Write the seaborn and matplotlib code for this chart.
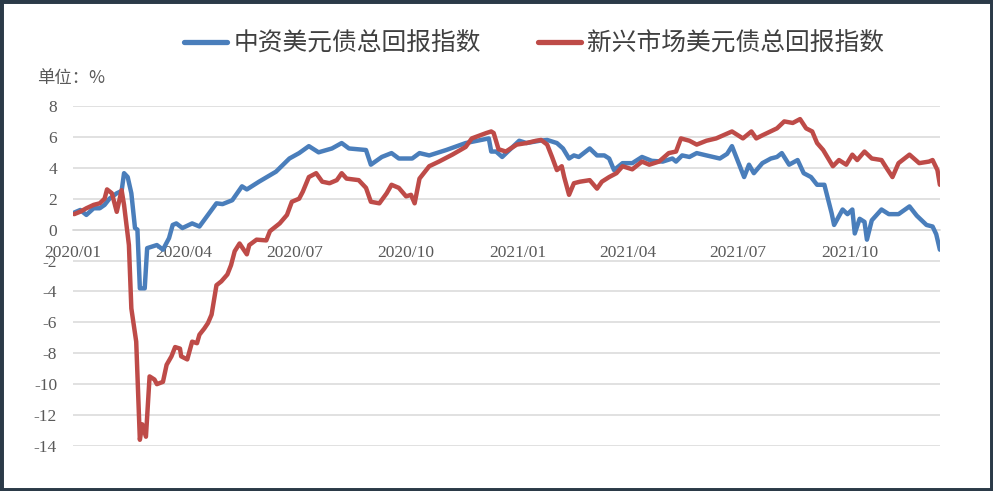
import pandas as pd
import matplotlib
matplotlib.use("Agg")
import matplotlib.pyplot as plt
from matplotlib.patches import Rectangle
import seaborn as sns

# 中资美元债总回报指数
blue_dates = ['2020-01-02', '2020-01-07', '2020-01-12', '2020-01-18', '2020-01-23', '2020-01-27',
              '2020-01-31', '2020-02-06', '2020-02-10', '2020-02-12',
              '2020-02-15', '2020-02-18', '2020-02-21', '2020-02-23', '2020-02-25', '2020-02-29',
              '2020-03-02', '2020-03-10', '2020-03-15', '2020-03-20', '2020-03-23', '2020-03-26',
              '2020-03-31', '2020-04-08', '2020-04-14', '2020-04-21', '2020-04-28', '2020-05-03',
              '2020-05-11', '2020-05-19', '2020-05-23', '2020-06-02', '2020-06-16', '2020-06-27',
              '2020-07-05', '2020-07-13', '2020-07-21', '2020-08-01', '2020-08-09', '2020-08-15',
              '2020-08-29', '2020-09-02', '2020-09-11', '2020-09-19', '2020-09-25', '2020-10-06',
              '2020-10-12', '2020-10-20', '2020-11-03', '2020-11-19', '2020-12-08', '2020-12-10',
              '2020-12-14', '2020-12-19', '2020-12-25', '2021-01-02', '2021-01-08', '2021-01-19',
              '2021-01-25', '2021-02-02', '2021-02-07', '2021-02-12', '2021-02-16', '2021-02-20',
              '2021-03-01', '2021-03-07', '2021-03-13', '2021-03-17', '2021-03-21', '2021-03-28',
              '2021-04-05', '2021-04-13', '2021-04-21', '2021-04-30', '2021-05-08', '2021-05-11',
              '2021-05-16', '2021-05-22', '2021-05-28', '2021-06-05', '2021-06-16', '2021-06-22',
              '2021-06-26', '2021-06-30', '2021-07-06', '2021-07-10', '2021-07-14', '2021-07-21',
              '2021-07-28', '2021-08-02', '2021-08-06', '2021-08-12', '2021-08-19', '2021-08-24',
              '2021-08-30', '2021-09-04', '2021-09-10', '2021-09-16', '2021-09-18', '2021-09-25',
              '2021-09-29', '2021-10-03', '2021-10-05', '2021-10-09', '2021-10-13', '2021-10-15',
              '2021-10-19', '2021-10-27', '2021-11-02', '2021-11-10', '2021-11-19', '2021-11-25',
              '2021-12-03', '2021-12-08', '2021-12-11', '2021-12-14']
blue_vals = [1.1, 1.27, 0.95, 1.38, 1.38, 1.6,
             2.0, 2.35, 2.5, 3.65,
             3.4, 2.35, 0.1, 0.0, -3.8, -3.8,
             -1.2, -1.0, -1.3, -0.55, 0.3, 0.4,
             0.1, 0.4, 0.2, 0.95, 1.7, 1.65,
             1.9, 2.8, 2.6, 3.1, 3.75, 4.6,
             4.95, 5.4, 5.0, 5.25, 5.6, 5.25,
             5.15, 4.2, 4.7, 4.95, 4.6, 4.6,
             4.95, 4.8, 5.15, 5.6, 5.9, 5.05,
             5.05, 4.7, 5.15, 5.75, 5.6, 5.75,
             5.8, 5.6, 5.25, 4.6, 4.8, 4.7,
             5.25, 4.8, 4.8, 4.6, 3.85, 4.3,
             4.3, 4.7, 4.45, 4.4, 4.6, 4.4,
             4.8, 4.7, 4.95, 4.8, 4.6, 4.9,
             5.4, 4.6, 3.4, 4.2, 3.65, 4.3,
             4.6, 4.7, 4.95, 4.2, 4.5, 3.65,
             3.4, 2.9, 2.9, 1.05, 0.3, 1.3,
             1.0, 1.3, -0.25, 0.7, 0.5, -0.65,
             0.6, 1.3, 1.0, 1.0, 1.5, 0.9,
             0.3, 0.2, -0.3, -1.3]

# 新兴市场美元债总回报指数
red_dates = ['2020-01-02', '2020-01-07', '2020-01-12', '2020-01-18', '2020-01-23', '2020-01-27',
             '2020-01-29', '2020-02-02', '2020-02-06', '2020-02-10',
             '2020-02-12', '2020-02-16', '2020-02-18', '2020-02-22', '2020-02-25', '2020-02-27',
             '2020-03-01', '2020-03-04', '2020-03-08', '2020-03-10', '2020-03-15', '2020-03-18',
             '2020-03-22', '2020-03-25', '2020-03-29', '2020-03-30', '2020-04-04', '2020-04-08',
             '2020-04-12', '2020-04-14', '2020-04-18', '2020-04-21', '2020-04-24', '2020-04-28',
             '2020-05-02', '2020-05-07', '2020-05-10', '2020-05-13', '2020-05-17', '2020-05-23',
             '2020-05-25', '2020-05-31', '2020-06-08', '2020-06-11', '2020-06-19', '2020-06-25',
             '2020-06-29', '2020-07-05', '2020-07-08', '2020-07-13', '2020-07-19', '2020-07-24',
             '2020-07-30', '2020-08-05', '2020-08-09', '2020-08-13', '2020-08-23', '2020-08-29',
             '2020-09-02', '2020-09-09', '2020-09-15', '2020-09-19', '2020-09-25', '2020-10-01',
             '2020-10-05', '2020-10-08', '2020-10-12', '2020-10-20', '2020-10-28', '2020-11-08',
             '2020-11-19', '2020-11-24', '2020-12-06', '2020-12-10', '2020-12-12', '2020-12-16',
             '2020-12-22', '2020-12-31', '2021-01-08', '2021-01-16', '2021-01-20', '2021-01-25',
             '2021-01-29', '2021-02-02', '2021-02-06', '2021-02-08', '2021-02-12', '2021-02-16',
             '2021-02-21', '2021-03-01', '2021-03-07', '2021-03-11', '2021-03-17', '2021-03-23',
             '2021-03-28', '2021-04-05', '2021-04-13', '2021-04-19', '2021-04-27', '2021-05-05',
             '2021-05-11', '2021-05-15', '2021-05-22', '2021-05-28', '2021-06-05', '2021-06-13',
             '2021-06-26', '2021-07-05', '2021-07-12', '2021-07-16', '2021-07-21', '2021-08-02',
             '2021-08-08', '2021-08-15', '2021-08-21', '2021-08-26', '2021-08-31', '2021-09-04',
             '2021-09-09', '2021-09-14', '2021-09-17', '2021-09-22', '2021-09-28', '2021-10-03',
             '2021-10-07', '2021-10-13', '2021-10-19', '2021-10-27', '2021-10-31', '2021-11-05',
             '2021-11-10', '2021-11-19', '2021-11-27', '2021-12-05', '2021-12-08', '2021-12-12',
             '2021-12-14']
red_vals = [1.0, 1.16, 1.38, 1.6, 1.7, 2.0,
            2.6, 2.35, 1.15, 2.55,
            1.6, -1.0, -5.1, -7.25, -13.6, -12.6,
            -13.4, -9.5, -9.7, -10.0, -9.85, -8.75,
            -8.2, -7.6, -7.7, -8.2, -8.4, -7.25,
            -7.35, -6.8, -6.4, -6.05, -5.5, -3.6,
            -3.35, -2.9, -2.3, -1.4, -0.9, -1.6,
            -1.0, -0.65, -0.7, -0.1, 0.4, 0.95,
            1.8, 2.0, 2.45, 3.4, 3.65, 3.1,
            3.0, 3.2, 3.65, 3.3, 3.2, 2.7,
            1.8, 1.7, 2.35, 2.9, 2.7, 2.15,
            2.25, 1.7, 3.3, 4.1, 4.4, 4.85,
            5.35, 5.9, 6.25, 6.35, 6.25, 5.2,
            5.05, 5.5, 5.6, 5.75, 5.8, 5.5,
            4.7, 3.85, 4.1, 3.4, 2.25, 3.0,
            3.1, 3.2, 2.65, 3.1, 3.4, 3.65,
            4.1, 3.9, 4.4, 4.2, 4.4, 4.95,
            5.05, 5.9, 5.75, 5.5, 5.75, 5.9,
            6.35, 5.9, 6.35, 5.9, 6.1, 6.55,
            7.0, 6.9, 7.15, 6.55, 6.35, 5.6,
            5.15, 4.5, 4.1, 4.5, 4.2, 4.85,
            4.5, 5.05, 4.6, 4.5, 4.0, 3.4,
            4.3, 4.85, 4.3, 4.4, 4.5, 3.85,
            2.9]

series_names = ['中资美元债总回报指数', '新兴市场美元债总回报指数']
colors = ['#4a7ebb', '#be4b48']
x_ticks = ['2020-01-01', '2020-04-01', '2020-07-01', '2020-10-01',
           '2021-01-01', '2021-04-01', '2021-07-01', '2021-10-01']
x_tick_labels = ['2020/01', '2020/04', '2020/07', '2020/10',
                 '2021/01', '2021/04', '2021/07', '2021/10']
y_ticks = [-14, -12, -10, -8, -6, -4, -2, 0, 2, 4, 6, 8]

df = pd.concat([
    pd.DataFrame({'date': pd.to_datetime(blue_dates), 'value': blue_vals, 'series': series_names[0]}),
    pd.DataFrame({'date': pd.to_datetime(red_dates), 'value': red_vals, 'series': series_names[1]}),
])

sns.set_style("white")
plt.rcParams['font.family'] = ['Liberation Serif', 'Noto Sans CJK SC']
plt.rcParams['axes.unicode_minus'] = False

fig = plt.figure(figsize=(9.93, 4.91), dpi=100)
ax = fig.add_axes([0.0735, 0.0917, 0.873, 0.6925])

sns.lineplot(data=df, x='date', y='value', hue='series', palette=colors,
             hue_order=series_names, linewidth=3.2, ax=ax, legend=False)

ax.set_xlim(pd.Timestamp('2020-01-01'), pd.Timestamp('2021-12-14'))
ax.set_ylim(-14, 8)
ax.set_yticks(y_ticks)
ax.set_yticklabels([str(v) for v in y_ticks])
ax.set_xticks(pd.to_datetime(x_ticks))
ax.set_xticklabels(x_tick_labels)
ax.grid(axis='y', color='#d9d9d9', linewidth=1.1)
ax.set_axisbelow(True)
ax.set_xlabel('')
ax.set_ylabel('')
for side in ['top', 'right', 'left']:
    ax.spines[side].set_visible(False)
# Excel-style category axis crossing at zero
ax.spines['bottom'].set_position(('data', 0))
ax.spines['bottom'].set_color('#d9d9d9')
ax.spines['bottom'].set_linewidth(1.1)
ax.spines['bottom'].set_zorder(0)
ax.tick_params(axis='x', length=0, pad=11, labelsize=12.5, labelcolor='#595959')
ax.tick_params(axis='y', length=0, pad=11.5, labelsize=12.5, labelcolor='#595959')

handles = [plt.Line2D([], [], color=c, linewidth=3.8) for c in colors]
fig.legend(handles, series_names, loc='center', bbox_to_anchor=(0.538, 0.912), ncol=2,
           frameon=False, handlelength=1.75, handletextpad=0.25, columnspacing=2.3,
           prop={'family': ['Noto Sans CJK SC'], 'size': 17.8}, labelcolor='#404040')

fig.text(0.037, 0.842, '单位：%', family=['Noto Sans CJK SC', 'DejaVu Sans'],
         fontsize=12.5, color='#595959', va='center', ha='left')

fig.patches.append(Rectangle((0, 0), 1, 1, transform=fig.transFigure, fill=False,
                             edgecolor='#2b3a48', linewidth=5, zorder=10))

fig.savefig('out.png', dpi=100)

========================================================================

** Work to do **
Give again, word for word, every line from the top of the data above to the line holding "import seaborn as sns", inclusive, with the pictures left out.

** Written response **
Write the seaborn and matplotlib code for this chart.
import pandas as pd
import matplotlib
matplotlib.use("Agg")
import matplotlib.pyplot as plt
from matplotlib.patches import Rectangle
import seaborn as sns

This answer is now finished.